Purified human proteins arrayed on PATH microarray slides are used for serum autoantibody profiling of melanoma patients treated with checkpoint inhibitors
Immunotherapy was developed to overcome immune response evasion by neoplastic cells. First applied to the treatment of melanoma, it is being increasingly adopted in the therapeutic protocol of different types of cancers. One of the strategies employed to recruit the immune system in the fight against cancer is to target immune checkpoints. These proteins exert a controlling action on the immune response preventing healthy cells from being damaged. The inhibition of checkpoint proteins enhances the anti-tumor immune response, thus cancer cells can be recognized and attacked. However, immunotherapy is not without side effects. A significant number of patients, in fact, experience severe adverse effects that lead to therapy termination. Although efforts have been made to gain a better understanding of the adverse response mechanism, no definitive conclusions have so far emerged. The aim of this study is to identify biomarkers predictive of immunotherapy toxicity for Anti-CTLA-4 and anti-PD-1, the most common checkpoint inhibitors used in melanoma treatment.
Introduction
The authors of this study hypothesized that there may be a link between an increased basal level of autoimmune serum antibodies and a severe adverse reaction to checkpoint inhibitors. To test this hypothesis a differential expression analysis was conducted. A human proteome array (HuProt™ Human Proteome Microarray, CDI laboratories) featuring 19000 unique individually purified full-length human proteins printed on PATH® microarray slides, was interrogated with pre-treatment serum of stage IV metastatic melanoma patients.
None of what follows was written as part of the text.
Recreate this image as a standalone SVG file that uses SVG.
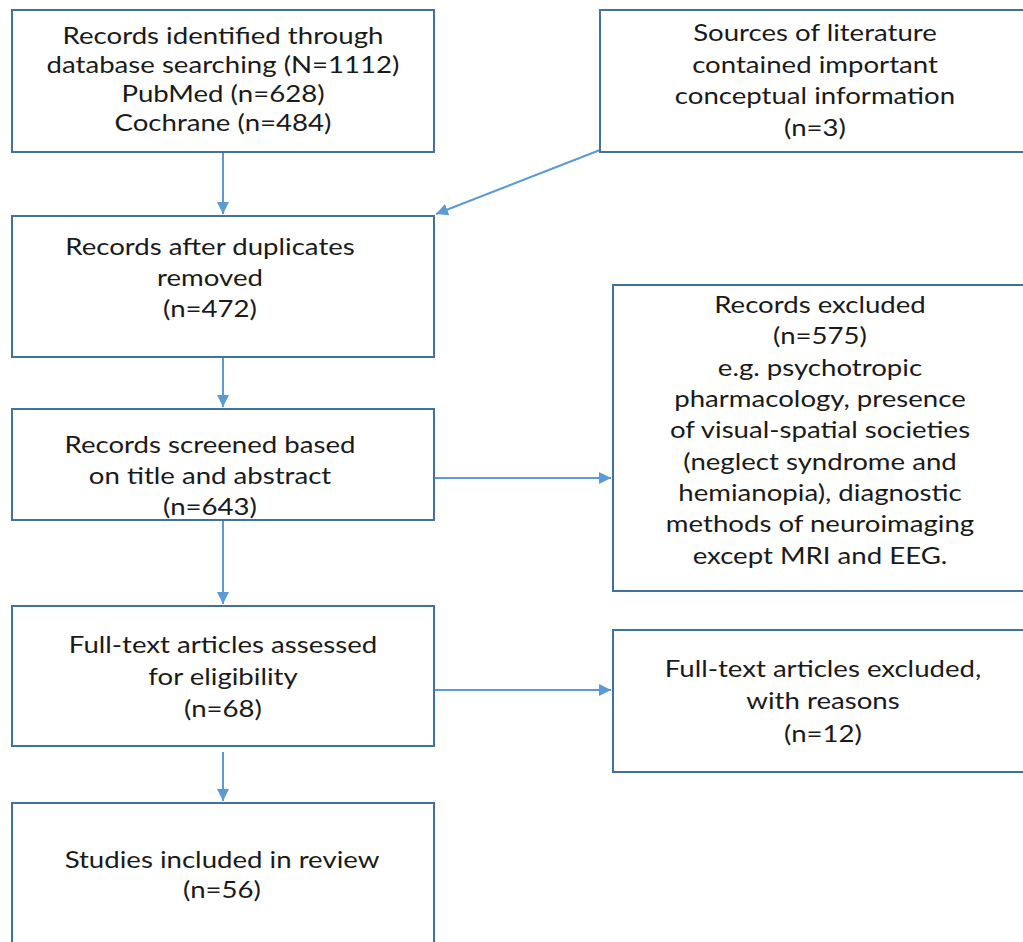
<svg xmlns="http://www.w3.org/2000/svg" width="1023" height="942" viewBox="0 0 1023 942">
<defs>
<style>
.box{fill:#fff;stroke:#41719c;stroke-width:2}
.t{font-family:Lato,"Open Sans","Liberation Sans",sans-serif;font-size:24px;fill:#1a1a1a;text-anchor:middle}
.c{stroke:#5b9bd5;stroke-width:2;fill:none}
</style>
<marker id="ah" viewBox="0 0 10 10" refX="10" refY="5" markerWidth="6" markerHeight="6" markerUnits="strokeWidth" orient="auto">
<path d="M0,0 L10,5 L0,10 z" fill="#5b9bd5"/>
</marker>
</defs>
<rect width="1023" height="942" fill="#fff"/>
<g id="connectors">
<line class="c" x1="223" y1="153" x2="223" y2="214" marker-end="url(#ah)"/>
<line class="c" x1="600" y1="150" x2="436" y2="214" marker-end="url(#ah)"/>
<line class="c" x1="223" y1="358" x2="223" y2="407" marker-end="url(#ah)"/>
<line class="c" x1="435" y1="478" x2="611" y2="478" marker-end="url(#ah)"/>
<line class="c" x1="223" y1="521" x2="223" y2="604" marker-end="url(#ah)"/>
<line class="c" x1="435" y1="690" x2="611" y2="690" marker-end="url(#ah)"/>
<line class="c" x1="223" y1="752" x2="223" y2="801" marker-end="url(#ah)"/>
</g>
<g id="n1">
<rect class="box" x="12" y="10" width="422" height="142"/>
<text class="t" transform="translate(223 0) scale(1.15 1)"><tspan x="0" y="44">Records identified through</tspan><tspan x="0" y="73">database searching (N=1112)</tspan><tspan x="0" y="102">PubMed (n=628)</tspan><tspan x="0" y="131">Cochrane (n=484)</tspan></text>
</g>
<g id="n2">
<rect class="box" x="600" y="10" width="430" height="142"/>
<text class="t" transform="translate(815 0) scale(1.15 1)"><tspan x="0" y="41">Sources of literature</tspan><tspan x="0" y="73">contained important</tspan><tspan x="0" y="104">conceptual information</tspan><tspan x="0" y="136">(n=3)</tspan></text>
</g>
<g id="n3">
<rect class="box" x="12" y="216" width="422" height="141"/>
<text class="t" transform="translate(210 0) scale(1.15 1)"><tspan x="0" y="255">Records after duplicates</tspan><tspan x="0" y="286">removed</tspan><tspan x="0" y="317">(n=472)</tspan></text>
</g>
<g id="n4">
<rect class="box" x="12" y="409" width="422" height="111"/>
<text class="t" transform="translate(210 0) scale(1.15 1)"><tspan x="0" y="453">Records screened based</tspan><tspan x="0" y="484">on title and abstract</tspan><tspan x="0" y="515">(n=643)</tspan></text>
</g>
<g id="n5">
<rect class="box" x="613" y="285" width="420" height="306"/>
<text class="t" transform="translate(820 0) scale(1.15 1)"><tspan x="0" y="313">Records excluded</tspan><tspan x="0" y="344">(n=575)</tspan><tspan x="0" y="376">e.g. psychotropic</tspan><tspan x="0" y="407">pharmacology, presence</tspan><tspan x="0" y="438">of visual-spatial societies</tspan><tspan x="0" y="470">(neglect syndrome and</tspan><tspan x="0" y="501">hemianopia), diagnostic</tspan><tspan x="0" y="532">methods of neuroimaging</tspan><tspan x="0" y="564">except MRI and EEG.</tspan></text>
</g>
<g id="n6">
<rect class="box" x="12" y="606" width="422" height="140"/>
<text class="t" transform="translate(223 0) scale(1.15 1)"><tspan x="0" y="653">Full-text articles assessed</tspan><tspan x="0" y="685">for eligibility</tspan><tspan x="0" y="717">(n=68)</tspan></text>
</g>
<g id="n7">
<rect class="box" x="613" y="630" width="420" height="142"/>
<text class="t" transform="translate(823 0) scale(1.15 1)"><tspan x="0" y="677">Full-text articles excluded,</tspan><tspan x="0" y="709">with reasons</tspan><tspan x="0" y="742">(n=12)</tspan></text>
</g>
<g id="n8">
<rect class="box" x="12" y="803" width="422" height="150"/>
<text class="t" transform="translate(222 0) scale(1.15 1)"><tspan x="0" y="868">Studies included in review</tspan><tspan x="0" y="898">(n=56)</tspan></text>
</g>
</svg>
Analysis of differential levels of serum antibodies
Patient samples were grouped based on immunotherapy toxicity outcome into severe, mild and no toxicity subgroups for each of the treatment protocols: Anti-CTLA-4 (39 samples), anti-PD-1 (28 samples), or the combination therapy (11 samples). IgG autoantibody profiles were compared between the patients’ subgroups. The analysis identified:
- 914 differentially expressed (DE) antibodies associated with severe toxicity anti-CTLA-5-5,
- 723 with anti-PD-1 toxicity,
- 1161 associated with combination therapy adverse reaction.
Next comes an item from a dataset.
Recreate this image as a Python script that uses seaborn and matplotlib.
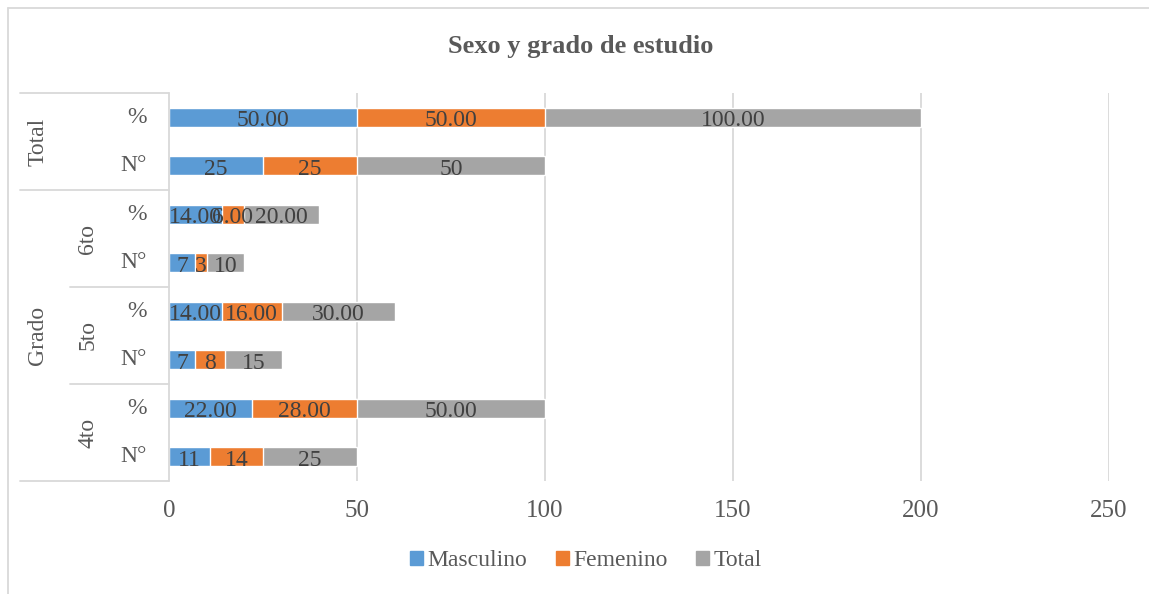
import pandas as pd
import matplotlib.pyplot as plt
import seaborn as sns
import matplotlib.transforms as mtransforms
from matplotlib.lines import Line2D
from matplotlib.patches import Patch

# datos (de arriba hacia abajo)
grupo = ["Total", "Total", "Grado", "Grado", "Grado", "Grado", "Grado", "Grado"]
grado = ["", "", "6to", "6to", "5to", "5to", "4to", "4to"]
medida = ["%", "N°", "%", "N°", "%", "N°", "%", "N°"]
masculino = [50, 25, 14, 7, 14, 7, 22, 11]
femenino = [50, 25, 6, 3, 16, 8, 28, 14]
total = [100, 50, 20, 10, 30, 15, 50, 25]
x_ticks = [0, 50, 100, 150, 200, 250]

c_masc, c_fem, c_tot = "#5B9BD5", "#ED7D31", "#A5A5A5"
txt = "#595959"
lab = "#404040"
grid = "#D9D9D9"

df = pd.DataFrame({"grupo": grupo, "grado": grado, "medida": medida,
                   "Masculino": masculino, "Femenino": femenino, "Total": total})
df["fila"] = df["grupo"] + "|" + df["grado"] + "|" + df["medida"]
df["c1"] = df["Masculino"]
df["c2"] = df["Masculino"] + df["Femenino"]
df["c3"] = df["c2"] + df["Total"]
orden = list(df["fila"])

sns.set_theme(style="white")
plt.rcParams["font.family"] = ["Liberation Serif", "DejaVu Serif"]

fig = plt.figure(figsize=(11.49, 5.94), dpi=100)
ax = fig.add_axes([169 / 1149, 1 - 481 / 594, 940 / 1149, 388 / 594])

# barras apiladas: se dibuja el acumulado de mayor a menor
for col, color in [("c3", c_tot), ("c2", c_fem), ("c1", c_masc)]:
    sns.barplot(data=df, x=col, y="fila", order=orden, color=color, saturation=1,
                width=0.4, errorbar=None, orient="h", ax=ax)

# etiquetas de datos
for i, r in df.iterrows():
    fmt = "{:.2f}" if r["medida"] == "%" else "{:d}"
    segs = [(0, r["Masculino"]), (r["c1"], r["Femenino"]), (r["c2"], r["Total"])]
    for start, val in segs:
        ax.text(start + val / 2, i + 0.19, fmt.format(val), ha="center", va="baseline",
                fontsize=17, color=lab)

ax.set_xlim(0, 250)
ax.set_ylim(7.5, -0.5)
ax.set_xticks(x_ticks)
ax.set_xticklabels([str(t) for t in x_ticks], fontsize=18, color=txt)
ax.tick_params(axis="x", length=0, pad=14)
ax.set_yticks([])
ax.set_xlabel("")
ax.set_ylabel("")
for s in ax.spines.values():
    s.set_visible(False)
for t in x_ticks[1:]:
    ax.axvline(t, color=grid, lw=1.3, zorder=0)

# eje de categorías multinivel
tr = mtransforms.blended_transform_factory(ax.transAxes, ax.transData)
x_in = (70 - 169) / 940
x_out = (20 - 169) / 940
ax.add_line(Line2D([0, 0], [-0.5, 7.5], transform=tr, color=grid, lw=1.3, clip_on=False))
for y, x0 in [(-0.5, x_out), (1.5, x_out), (3.5, x_in), (5.5, x_in), (7.5, x_out)]:
    ax.add_line(Line2D([x0, 0], [y, y], transform=tr, color=grid, lw=1.3, clip_on=False))

for i, m in enumerate(medida):
    ax.text((147 - 169) / 940, i, m, transform=tr, ha="right", va="center",
            fontsize=17, color=txt)

for nombre in ["6to", "5to", "4to"]:
    idx = [i for i, g in enumerate(grado) if g == nombre]
    ax.text((88 - 169) / 940, sum(idx) / len(idx), nombre, transform=tr, rotation=90,
            ha="center", va="center", fontsize=17, color=txt)

for nombre in ["Total", "Grado"]:
    idx = [i for i, g in enumerate(grupo) if g == nombre]
    ax.text((38 - 169) / 940, sum(idx) / len(idx), nombre, transform=tr, rotation=90,
            ha="center", va="center", fontsize=17, color=txt)

# borde del gráfico
fig.add_artist(Line2D([8 / 1149, 8 / 1149], [0, 1 - 8 / 594], transform=fig.transFigure,
                      color=grid, lw=1.3))
fig.add_artist(Line2D([8 / 1149, 1], [1 - 8 / 594, 1 - 8 / 594], transform=fig.transFigure,
                      color=grid, lw=1.3))

fig.text(581 / 1149, 1 - 47 / 594, "Sexo y grado de estudio", ha="center", va="center",
         fontsize=19, fontweight="bold", color=txt)

handles = [Patch(color=c_masc, label="Masculino"), Patch(color=c_fem, label="Femenino"),
           Patch(color=c_tot, label="Total")]
leg = fig.legend(handles=handles, loc="center", bbox_to_anchor=(586 / 1149, 1 - 561 / 594),
                 ncol=3, frameon=False, fontsize=17, handlelength=0.55, handleheight=0.55,
                 handletextpad=0.2, columnspacing=1.2)
for t in leg.get_texts():
    t.set_color(txt)

fig.savefig("out.png", dpi=100)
Very little overlapping was observed for differentially expressed antibodies between different treatment protocols. The highest number of differentially expressed antibodies was observed for the combination therapy. To gain insight into the possible correlation between DE antibodies and a severe toxicity outcome statistically validated differentially expressed antibodies were subjected to pathway analysis. The results showed that proteins associated with immunity, autoimmunity, and apoptosis were being targeted by the immune systems of patients that showed a severe reaction to checkpoint inhibitors treatment.
Conclusions
The human Proteome microarray allows reproducible and sensitive profiling of serum autoantibodies, thus making it a suitable tool for the identification of a baseline antibody signature predictive of Immunotherapy toxicity. Although a larger sample size and a parallel assessment of genomic, proteomic and immunological profile are necessary to identify the mechanism of the adverse reactions the data presented corroborate the initial hypothesis that autoantibody profiling could be a useful indicator of patients susceptibility to checkpoint inhibitors.